President Obama announced yesterday that he is exploring executive action to place restrictions on guns. While his intentions are certainly sincere, it is also pretty clear that whatever he decides to do will be minimalist, ineffective, largely symbolic, and serve only to energize more hysterical anger on the right. I am not saying he should not take action, but only that this will be the outcome.

More important than the (in)efficacy of any restrictions the president enacts in the twilight months of his second term, are the broader implications for the political future of the county. This latest rule by executive order (fiat) underscores yet again the impotence of the system; how all pretense to democratic process is being abandoned, admittedly out of necessity, due to the complete breakdown of negotiation and compromise in congress, and likely the erosion of any shared vision of the nation across the country. If there is a shared national vision or set of shared values that underlay the “democratic system” it is well concealed.

I am using the term democratic system just for convenience here, since I view democracy as an ideal rather than a system; an ideal whose attainment has been ever elusive in US history. But the overall effects of governing by executive order will constitute a total abandonment – over time – of any remaining faith in the representative system, as well as the belief in popular sovereignty as the legitimate basis of governing authority- an 18th century article of faith centered on the primacy of reason as the defining human characteristic, and in the individual reasoning subject/citizen as the repository of rights and duties. These assumptions formed the rationale of modern representative systems and  came to be established in practice gradually over the modern period, first in the west and then globalized by imperialism.

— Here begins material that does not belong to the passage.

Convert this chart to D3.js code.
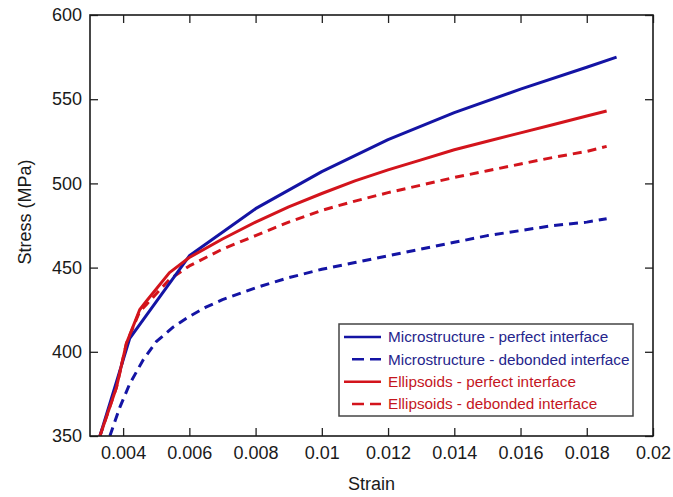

We are living in a “post-democratic age” and it is not clear what will follow. But the huge issues society and the world face – such as climate change and its catastrophic effects, non-state terrorism, mass immigration flows, easy access to guns amid rising violence – it is clear- cannot be left to the whims of party politics and public opinion, which are so easily manipulated, corrupted and, in the case of the public opinion particularly, woefully uninformed; a sad irony in an age of universal access to information. Those with power are going to continue to contend and act – for good or ill, and always with unintended consequences beyond their control – as they see they must, or can, sidestepping any kind of systemic constraints on power, eroding those over time in the process. Brave new world.